— Start of SUPPLIED INFORMATION —

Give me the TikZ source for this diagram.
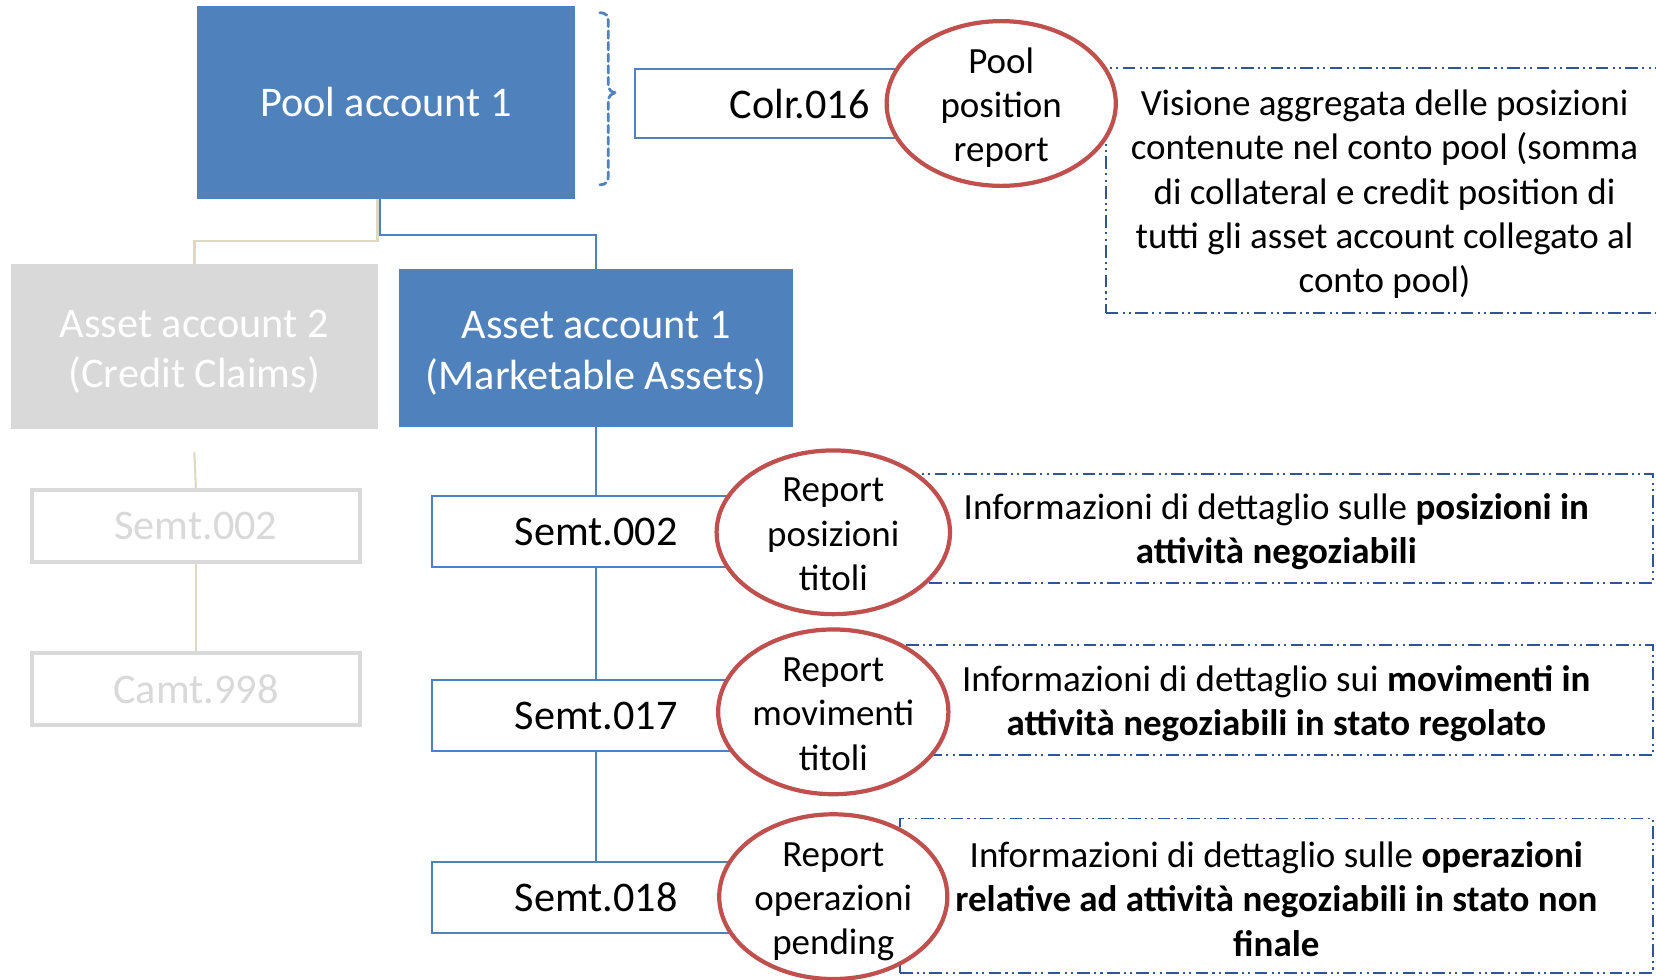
\documentclass[tikz,border=0pt]{standalone}
\usepackage{fontspec}
\setmainfont{Carlito}
\usetikzlibrary{shapes.geometric}
\definecolor{accblue}{HTML}{4F81BD}
\definecolor{repred}{HTML}{C0504D}
\definecolor{lgray}{HTML}{D9D9D9}
\definecolor{beige}{HTML}{DDD9C3}
\definecolor{dblue}{HTML}{2F5597}
\newcommand{\topstrut}[1]{\rule{0pt}{#1}}
\tikzset{
  acc/.style={fill=accblue, text=white, inner sep=0, font=\fontsize{40}{48}\selectfont, align=center},
  accgray/.style={fill=lgray, text=white, inner sep=0, font=\fontsize{40}{48}\selectfont, align=center},
  msgbox/.style={draw=accblue, line width=2pt, fill=white, inner sep=0, minimum width=311, minimum height=67, font=\fontsize{40}{48}\selectfont},
  msggray/.style={draw=lgray, line width=4pt, fill=white, text=lgray, inner sep=0, minimum width=311, minimum height=68, font=\fontsize{40}{48}\selectfont},
  repell/.style={ellipse, draw=repred, line width=4pt, fill=white, inner xsep=0pt, inner ysep=-30pt, align=center, font=\fontsize{35}{42}\selectfont},
  descbox/.style={draw=dblue, line width=1.8pt, dash pattern=on 12pt off 4pt on 2pt off 4pt on 2pt off 4pt, inner sep=0, align=center, font=\fontsize{35}{42}\selectfont},
  bluelink/.style={draw=accblue, line width=2pt},
  beigelink/.style={draw=beige, line width=2.5pt},
}
\begin{document}
\begin{tikzpicture}[x=1pt,y=-1pt]
\useasboundingbox (0,0) rectangle (1568,927);
\clip (0,0) rectangle (1568,927);
% top level
\node[acc, minimum width=357, minimum height=182] (pool) at (365.5,97) {Pool account 1};
% brace
\draw[accblue, line width=2.6pt, dash pattern=on 7pt off 4pt, line cap=round]
  (568,12) .. controls (574,12) and (576,15) .. (576,22) -- (576,80)
  .. controls (576,85) and (579,88) .. (584,88)
  .. controls (579,88) and (576,91) .. (576,96) -- (576,165)
  .. controls (576,172) and (574,175) .. (568,175);
% accounts
\node[accgray, minimum width=348, minimum height=156] (asset2) at (184,328) {\topstrut{0.9em}Asset account 2\\(Credit Claims)};
\node[acc, minimum width=373, minimum height=149] (asset1) at (564.5,329.5) {\topstrut{0.9em}Asset account 1\\(Marketable Assets)};
\draw[beigelink] ([xshift=-8pt]pool.south) -- ++(0,40) -| (asset2.north);
\draw[bluelink] ([xshift=-6pt]pool.south) -- ++(0,34) -| (asset1.north);
% gray chain
\node[msggray] (gsemt) at (185.5,498) {Semt.002};
\node[msggray] (gcamt) at (185.5,652.5) {Camt.998};
\draw[beigelink, line width=2pt] ([yshift=-22pt]asset2.south) -- (gsemt.north);
\draw[beigelink, line width=2pt] (gsemt.south) -- (gcamt.north);
% blue chain
\node[msgbox, minimum width=312, minimum height=66] (colr) at (757,98) {Colr.016};
\node[msgbox] (semtA) at (564.5,503.5) {Semt.002};
\node[msgbox] (semtB) at (564.5,677.5) {Semt.017};
\node[msgbox] (semtC) at (564.5,849.5) {Semt.018};
\draw[bluelink] (asset1.south) -- (semtA.north);
\draw[bluelink] (semtA.south) -- (semtB.north);
\draw[bluelink] (semtB.south) -- (semtC.north);
% description boxes
\node[descbox, minimum width=528, minimum height=232] (descP) at (1311,180) {\topstrut{0.92em}Visione aggregata delle posizioni\\contenute nel conto pool (somma\\di collateral e credit position di\\tutti gli asset account collegato al\\conto pool)};
\node[descbox, minimum width=713, minimum height=103] (descA) at (1208.5,500.5) {\topstrut{0.88em}Informazioni di dettaglio sulle \textbf{posizioni in}\\\textbf{attività negoziabili}};
\node[descbox, minimum width=713, minimum height=104] (descB) at (1208.5,663) {\topstrut{0.88em}Informazioni di dettaglio sui \textbf{movimenti in}\\\textbf{attività negoziabili in stato regolato}};
\node[descbox, minimum width=713, minimum height=146] (descC) at (1208.5,848) {\topstrut{0.88em}Informazioni di dettaglio sulle \textbf{operazioni}\\\textbf{relative ad attività negoziabili in stato non}\\\textbf{finale}};
% report ellipses
\node[repell, minimum width=217, minimum height=156] (repP) at (948,98) {\topstrut{0.92em}Pool\\position\\report};
\node[repell, minimum width=221, minimum height=155] (repA) at (789,504) {\topstrut{0.76em}Report\\posizioni\\titoli};
\node[repell, minimum width=218, minimum height=156] (repB) at (789,674) {\topstrut{0.76em}Report\\movimenti\\titoli};
\node[repell, minimum width=216, minimum height=156] (repC) at (789,849) {\topstrut{0.92em}Report\\operazioni\\pending};
\end{tikzpicture}
\end{document}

— End of SUPPLIED INFORMATION —

Each line above is to be copied verbatim. Drop any image from the copy.

Give me the TikZ source for this diagram.
\documentclass[tikz,border=0pt]{standalone}
\usepackage{fontspec}
\setmainfont{Carlito}
\usetikzlibrary{shapes.geometric}
\definecolor{accblue}{HTML}{4F81BD}
\definecolor{repred}{HTML}{C0504D}
\definecolor{lgray}{HTML}{D9D9D9}
\definecolor{beige}{HTML}{DDD9C3}
\definecolor{dblue}{HTML}{2F5597}
\newcommand{\topstrut}[1]{\rule{0pt}{#1}}
\tikzset{
  acc/.style={fill=accblue, text=white, inner sep=0, font=\fontsize{40}{48}\selectfont, align=center},
  accgray/.style={fill=lgray, text=white, inner sep=0, font=\fontsize{40}{48}\selectfont, align=center},
  msgbox/.style={draw=accblue, line width=2pt, fill=white, inner sep=0, minimum width=311, minimum height=67, font=\fontsize{40}{48}\selectfont},
  msggray/.style={draw=lgray, line width=4pt, fill=white, text=lgray, inner sep=0, minimum width=311, minimum height=68, font=\fontsize{40}{48}\selectfont},
  repell/.style={ellipse, draw=repred, line width=4pt, fill=white, inner xsep=0pt, inner ysep=-30pt, align=center, font=\fontsize{35}{42}\selectfont},
  descbox/.style={draw=dblue, line width=1.8pt, dash pattern=on 12pt off 4pt on 2pt off 4pt on 2pt off 4pt, inner sep=0, align=center, font=\fontsize{35}{42}\selectfont},
  bluelink/.style={draw=accblue, line width=2pt},
  beigelink/.style={draw=beige, line width=2.5pt},
}
\begin{document}
\begin{tikzpicture}[x=1pt,y=-1pt]
\useasboundingbox (0,0) rectangle (1568,927);
\clip (0,0) rectangle (1568,927);
% top level
\node[acc, minimum width=357, minimum height=182] (pool) at (365.5,97) {Pool account 1};
% brace
\draw[accblue, line width=2.6pt, dash pattern=on 7pt off 4pt, line cap=round]
  (568,12) .. controls (574,12) and (576,15) .. (576,22) -- (576,80)
  .. controls (576,85) and (579,88) .. (584,88)
  .. controls (579,88) and (576,91) .. (576,96) -- (576,165)
  .. controls (576,172) and (574,175) .. (568,175);
% accounts
\node[accgray, minimum width=348, minimum height=156] (asset2) at (184,328) {\topstrut{0.9em}Asset account 2\\(Credit Claims)};
\node[acc, minimum width=373, minimum height=149] (asset1) at (564.5,329.5) {\topstrut{0.9em}Asset account 1\\(Marketable Assets)};
\draw[beigelink] ([xshift=-8pt]pool.south) -- ++(0,40) -| (asset2.north);
\draw[bluelink] ([xshift=-6pt]pool.south) -- ++(0,34) -| (asset1.north);
% gray chain
\node[msggray] (gsemt) at (185.5,498) {Semt.002};
\node[msggray] (gcamt) at (185.5,652.5) {Camt.998};
\draw[beigelink, line width=2pt] ([yshift=-22pt]asset2.south) -- (gsemt.north);
\draw[beigelink, line width=2pt] (gsemt.south) -- (gcamt.north);
% blue chain
\node[msgbox, minimum width=312, minimum height=66] (colr) at (757,98) {Colr.016};
\node[msgbox] (semtA) at (564.5,503.5) {Semt.002};
\node[msgbox] (semtB) at (564.5,677.5) {Semt.017};
\node[msgbox] (semtC) at (564.5,849.5) {Semt.018};
\draw[bluelink] (asset1.south) -- (semtA.north);
\draw[bluelink] (semtA.south) -- (semtB.north);
\draw[bluelink] (semtB.south) -- (semtC.north);
% description boxes
\node[descbox, minimum width=528, minimum height=232] (descP) at (1311,180) {\topstrut{0.92em}Visione aggregata delle posizioni\\contenute nel conto pool (somma\\di collateral e credit position di\\tutti gli asset account collegato al\\conto pool)};
\node[descbox, minimum width=713, minimum height=103] (descA) at (1208.5,500.5) {\topstrut{0.88em}Informazioni di dettaglio sulle \textbf{posizioni in}\\\textbf{attività negoziabili}};
\node[descbox, minimum width=713, minimum height=104] (descB) at (1208.5,663) {\topstrut{0.88em}Informazioni di dettaglio sui \textbf{movimenti in}\\\textbf{attività negoziabili in stato regolato}};
\node[descbox, minimum width=713, minimum height=146] (descC) at (1208.5,848) {\topstrut{0.88em}Informazioni di dettaglio sulle \textbf{operazioni}\\\textbf{relative ad attività negoziabili in stato non}\\\textbf{finale}};
% report ellipses
\node[repell, minimum width=217, minimum height=156] (repP) at (948,98) {\topstrut{0.92em}Pool\\position\\report};
\node[repell, minimum width=221, minimum height=155] (repA) at (789,504) {\topstrut{0.76em}Report\\posizioni\\titoli};
\node[repell, minimum width=218, minimum height=156] (repB) at (789,674) {\topstrut{0.76em}Report\\movimenti\\titoli};
\node[repell, minimum width=216, minimum height=156] (repC) at (789,849) {\topstrut{0.92em}Report\\operazioni\\pending};
\end{tikzpicture}
\end{document}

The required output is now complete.